The ongoing Iran conflict is raising serious concerns across global energy markets, with the International Energy Agency warning of what could become the largest supply disruption in history.

At the center of the risk is the Strait of Hormuz, a critical chokepoint through which roughly 20% of the world’s oil flows. Any sustained disruption—or worse, a blockade—would have immediate and far-reaching consequences for global supply chains.



While the IEA’s base case assumes oil flows resume by midyear, alternative scenarios are far more severe. Oxford Economics models a prolonged disruption where oil prices remain above $150 per barrel for several months. In that environment, global inflation could surge to nearly 8%, pushing the world economy into contraction.

Unlike the 2022 energy shock, today’s global economy is more fragile.
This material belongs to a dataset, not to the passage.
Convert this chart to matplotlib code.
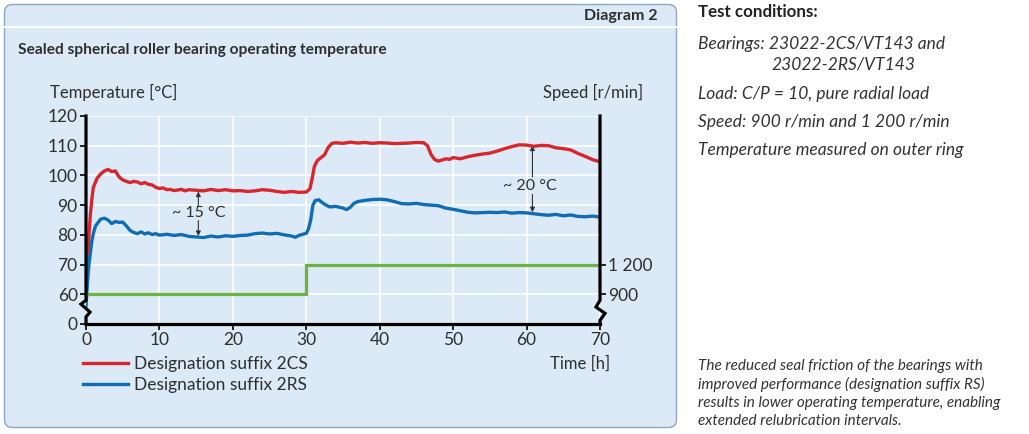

Higher interest rates, elevated debt levels, and tighter financial conditions leave less room to absorb sustained price increases. If supply disruptions extend beyond Hormuz and impact regional infrastructure—such as Saudi export pipelines or LNG facilities—the situation could escalate from a pricing shock to a physical supply shortage.

The implications would ripple across key sectors. Transportation, agriculture, and manufacturing would face rising costs and potential fuel shortages, while financial markets could slide into a bear market as consumer spending weakens.

There are also emerging secondary risks. Prolonged energy disruption could slow investment in energy-intensive sectors like artificial intelligence, particularly if supply chains tighten and capital becomes more expensive.

For now, markets remain in a wait-and-see mode. But as economists note, the pathways to a more severe global downturn are already in place.